There are a host of suggestions about what a restructuring for the combined debts of PDVSA and its sovereign might look like. Lee Buchheit and Mita Gulati, for example, suggest that Venezuela should withdraw PDVSA’s oil concession in return for accepting responsibility for its debt. This would in effect make all of Venezuela’s sovereign debt oil-linked. PDVSA’s receivables from oil production, and other oil-related assets, would effectively become sovereign assets. Gulati says that this should help to protect them from seizure by holdouts. Hmm. Color me unconvinced. Holdouts in a Venezuela sovereign debt restructuring would not hesitate to lay claim to sovereign assets, if they could – anyone remember Elliot’s seizure of an Argentine Navy ship, ARA Libertad, in 2012?

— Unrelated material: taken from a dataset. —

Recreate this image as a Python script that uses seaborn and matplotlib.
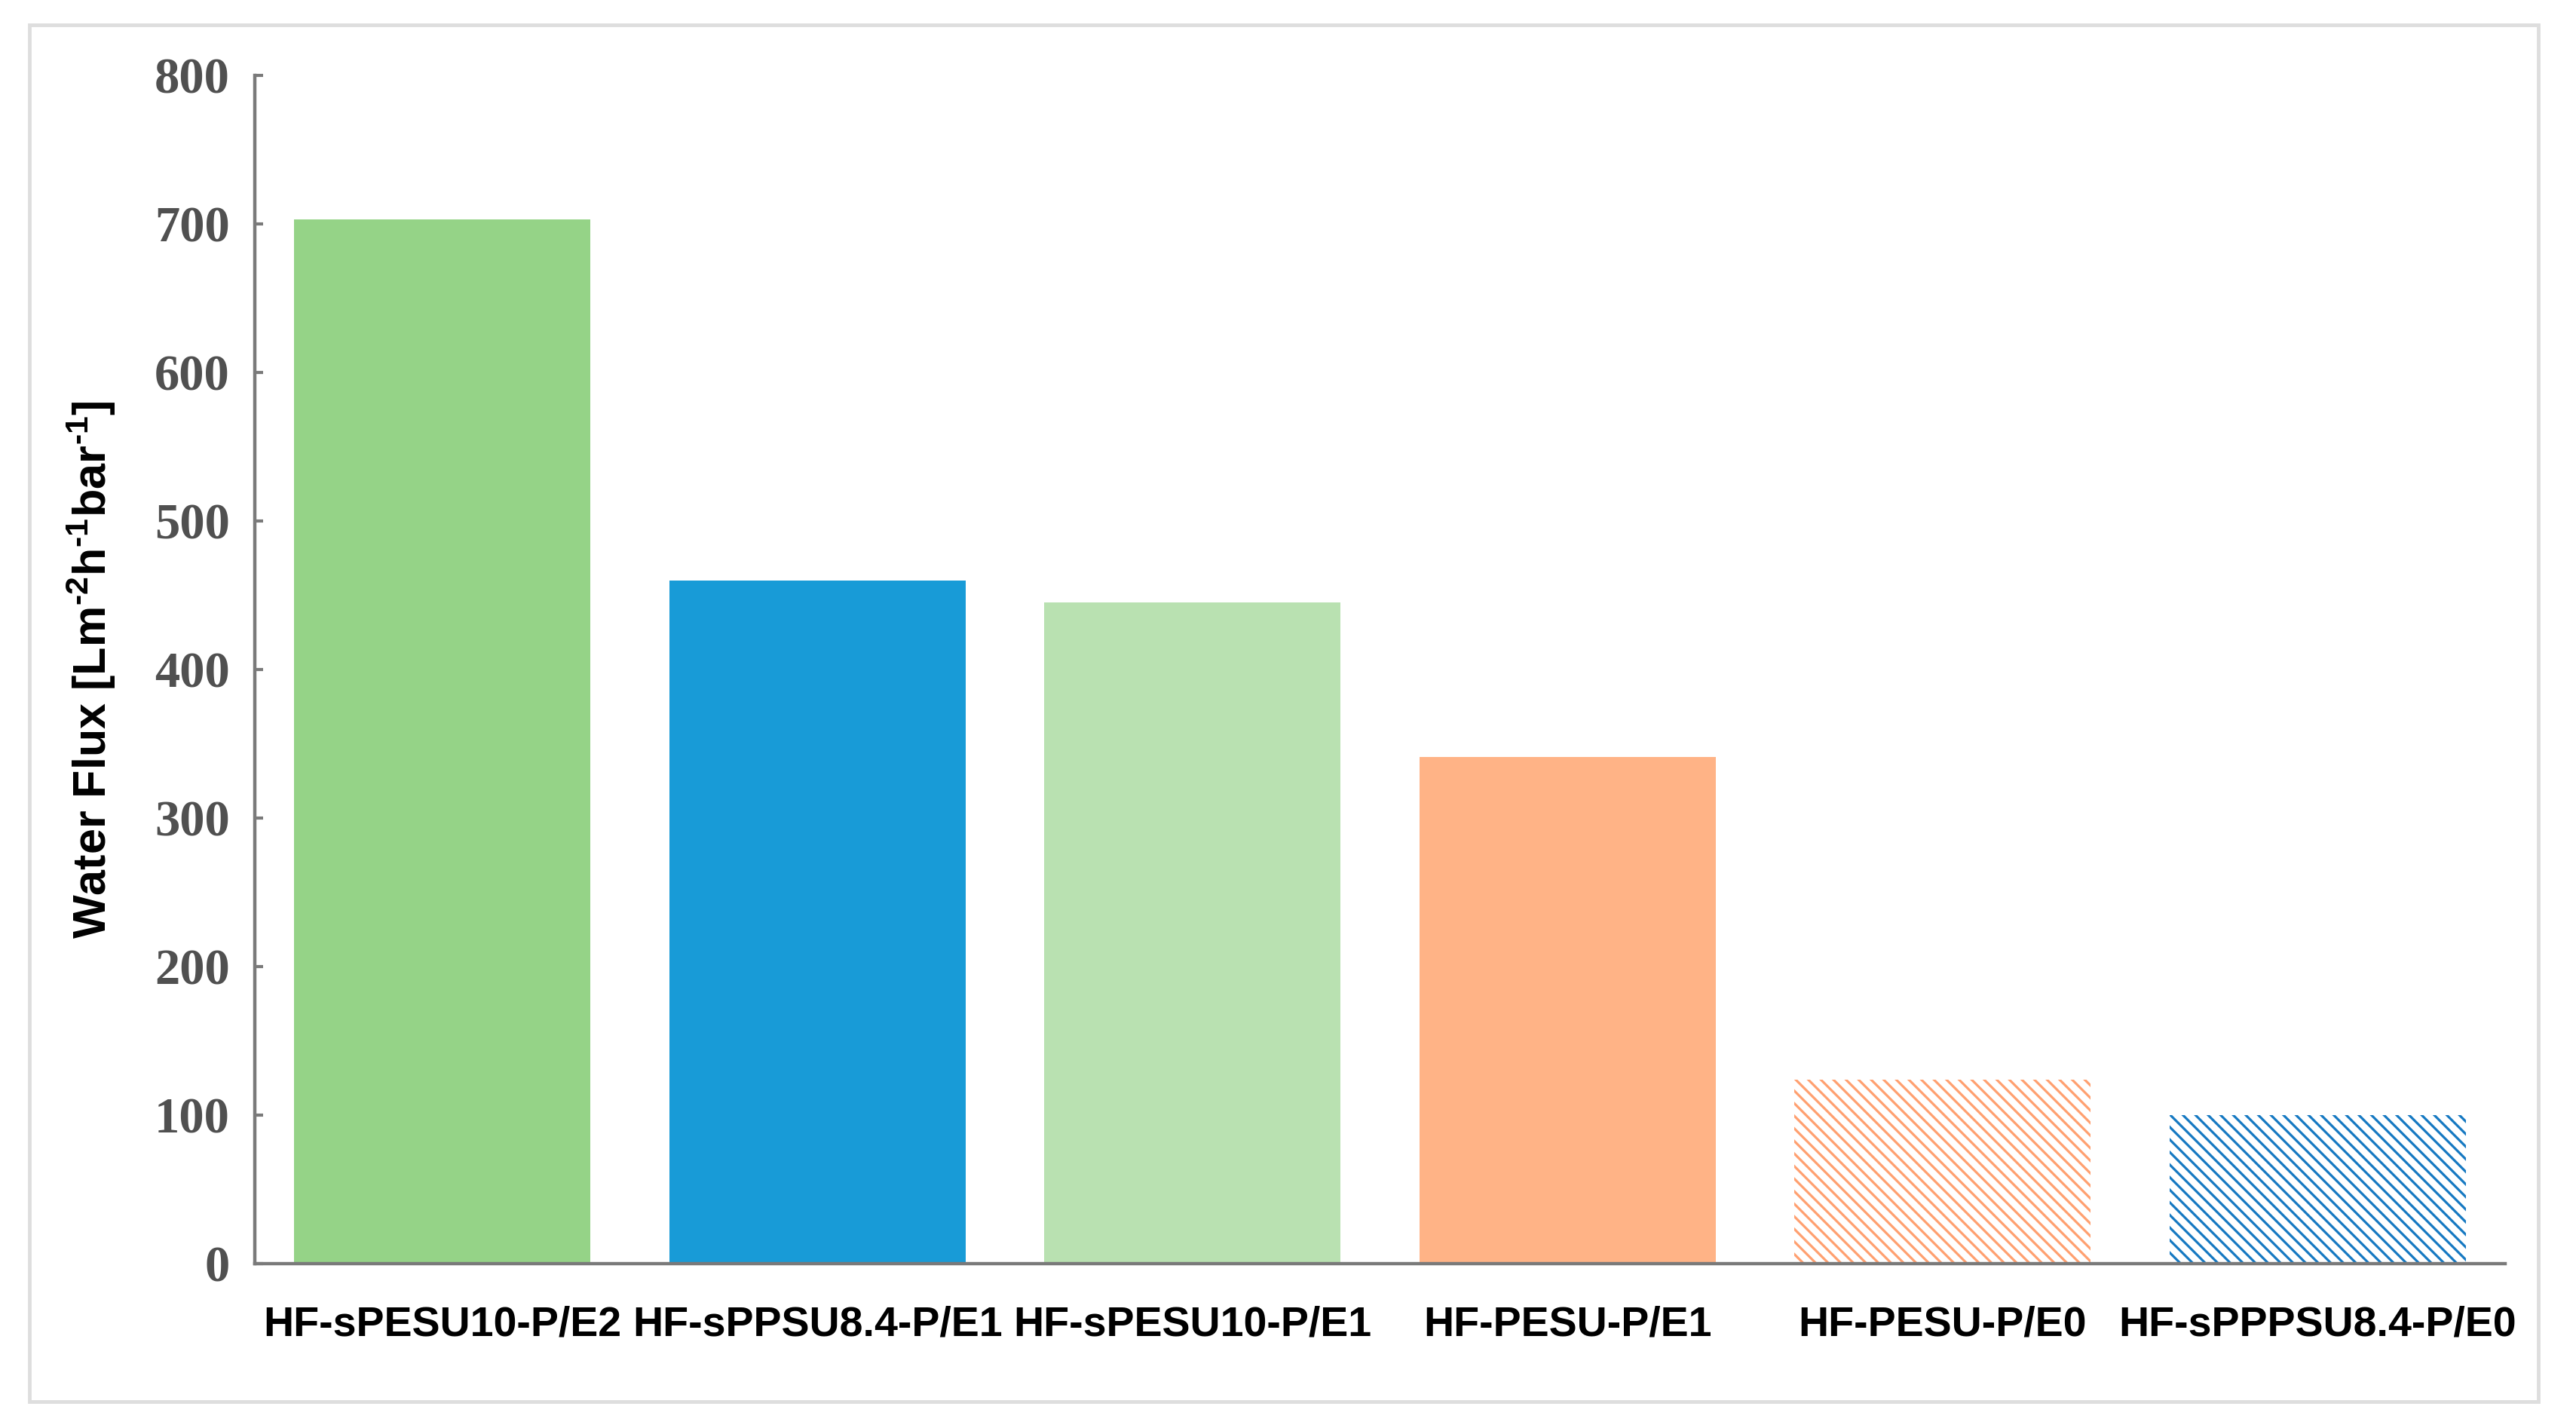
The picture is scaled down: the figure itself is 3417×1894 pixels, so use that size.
import matplotlib
matplotlib.use("Agg")
import matplotlib.pyplot as plt
import matplotlib.patches as mpatches
import seaborn as sns
import pandas as pd

# --- Daten ---
MEMBRANES = ["HF-sPESU10-P/E2", "HF-sPPSU8.4-P/E1", "HF-sPESU10-P/E1",
             "HF-PESU-P/E1", "HF-PESU-P/E0", "HF-sPPPSU8.4-P/E0"]
WATER_FLUX = [703, 460, 445, 341, 124, 100]
BAR_COLORS = ["#95d387", "#189bd7", "#b9e1b1", "#ffb386", "#ffa070", "#1679c2"]
HATCHED = [False, False, False, False, True, True]

Y_TICKS = [0, 100, 200, 300, 400, 500, 600, 700, 800]
AXIS_GRAY = "#7a7a7a"

sns.set_style("white")
plt.rcParams["hatch.linewidth"] = 2.3
plt.rcParams["mathtext.fontset"] = "custom"
plt.rcParams["mathtext.bf"] = "Liberation Sans:bold"
plt.rcParams["mathtext.rm"] = "Liberation Sans:bold"

df = pd.DataFrame({"membrane": MEMBRANES, "flux": WATER_FLUX})

fig = plt.figure(figsize=(34.17, 18.94), dpi=100)
ax = fig.add_axes([0.0989, 0.1151, 0.8736, 0.8321])

sns.barplot(data=df, x="membrane", y="flux", hue="membrane", palette=BAR_COLORS,
            legend=False, width=0.79, saturation=1, ax=ax)

# schraffierte Balken (E0)
for patch, col, hatched in zip(ax.patches, BAR_COLORS, HATCHED):
    patch.set_linewidth(0)
    if hatched:
        patch.set_facecolor("white")
        patch.set_edgecolor(col)
        patch.set_hatch("\\\\")

ax.set_xlim(-0.5, 5.5)
ax.set_ylim(0, 800)
ax.set_yticks(Y_TICKS)
ax.set_xlabel("")
ax.set_ylabel(r"Water Flux [Lm$^{\text{-2}}$h$^{\text{-1}}$bar$^{\text{-1}}$]",
              fontsize=44, fontweight="bold", family="Liberation Sans", color="black")
ax.yaxis.set_label_coords(-0.061, 0.5)

sns.despine(ax=ax)
for side in ["left", "bottom"]:
    ax.spines[side].set_color(AXIS_GRAY)
    ax.spines[side].set_linewidth(3.2)

ax.tick_params(axis="y", direction="in", length=8, width=3, color=AXIS_GRAY,
               pad=24, left=True)
ax.tick_params(axis="x", length=0, pad=40)
for lbl in ax.get_yticklabels():
    lbl.set_fontfamily("Liberation Serif")
    lbl.set_fontweight("bold")
    lbl.set_fontsize(48)
    lbl.set_color("#505050")
for lbl in ax.get_xticklabels():
    lbl.set_fontfamily("Liberation Sans")
    lbl.set_fontweight("bold")
    lbl.set_fontsize(40)
    lbl.set_color("black")

# heller Rahmen um die ganze Grafik
fig.patches.append(mpatches.Rectangle((0.0114, 0.0185), 0.974, 0.964, transform=fig.transFigure,
                                      fill=False, edgecolor="#dedede", linewidth=3.5))

fig.savefig("out.png", dpi=100, facecolor="white")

But there is a much, much bigger problem looming. Figures from the latest IMF World Economic Outlook database reveal that Venezuela is entering hyperinflation. The IMF forecasts that inflation will rise to 2,350% in 2018 and reach an astonishing 4,685% by 2022.

If this is not stopped – and short of regime change, it is hard to see how it can be stopped, since the IMF was shut out over a decade ago and the Venezuelan government does not welcome external interference – then sovereign debt restructuring will be entirely pointless. As Venezuela’s currency collapses, foreign currencies will become infinitely valuable, and therefore unaffordable. Venezuela’s oil production has already fallen so much that it is no longer earning enough US dollars to meet its debt obligations, and with a worthless currency it will be unable to obtain dollars on the open market. Default is therefore inevitable, with or without restructuring.

Venezuela is unlikely to default on local currency bonds, since Maduro’s central bank is perfectly happy to print money to meet fiscal obligations. But who wants payment in a currency worth considerably less than the toilet paper that is currently unobtainable in Venezuela?

It is not helpful either to Venezuela or its creditors to discuss debt restructuring without also addressing the economic collapse and hyperinflation that is driving it to default. Venezuela needs massive international aid and help to reconstruct its wrecked economy.

But first, Venezuela must agree to be helped. And it has not yet reached that point. International sanctions make matters worse, since the Maduro government merely responds with antagonism. Some hope that internationally mediated discussions between Maduro’s government and the official opposition might break the deadlock, enabling the door to be opened to restructuring. But at present, no-one seems at all concerned about the coming hyperinflation. They are focusing only on the imminent defaults.

The collapse of Venezuela has much further to run.